All eyes will be on Telstra Group Ltd (ASX: TLS) shares next week.
That's because the telco giant will be releasing its half-year results on 15 February.
But what should investors expect from Telstra's first half? Let's take a look and find out.
Telstra half-year results preview
According to a note out of Goldman Sachs, its analysts are expecting Telstra to report EBITDA of $4,054 million and earnings per share of 9 cents. This is broadly in line with the consensus estimate of $4,038 million and 9 cents, respectively.
If Telstra delivers on expectations, it will mean a healthy ~15% increase on what was recorded during the prior corresponding period. For that period, Telstra posted EBITDA of approximately $3,500 million.
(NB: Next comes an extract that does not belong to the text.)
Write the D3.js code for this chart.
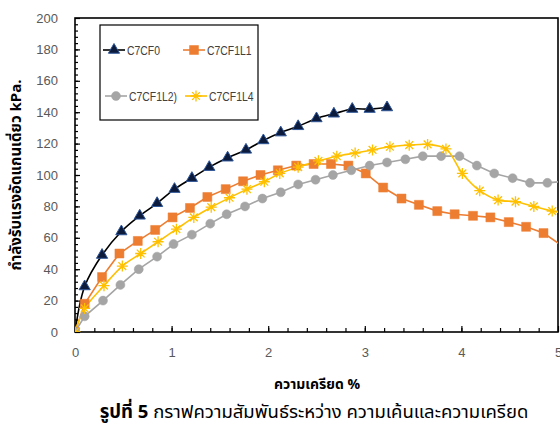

As for dividends, Goldman is forecasting an increase to 18 cents per share for the full year (from 17 cents per share). This is likely to mean an 8.5 cents per share interim dividend next week.
Should you buy Telstra shares?
Goldman believes investors should be snapping up the company's shares while they can.
This is due to its low risk earnings and dividend growth, attractive valuation, and potential asset divestments. It said:
We believe the low risk earnings (and dividend) growth that Telstra is delivering across FY22-25, underpinned through its mobile business, is attractive. We also believe that Telstra has a meaningful medium term opportunity to crystallise value through commencing the process to monetize its InfraCo Fixed assets – which we estimate could be worth between A$22-33bn. […] Hence in an uncertain 2023 we rate Telstra Buy.
The broker has a buy rating and $4.65 price target on its shares.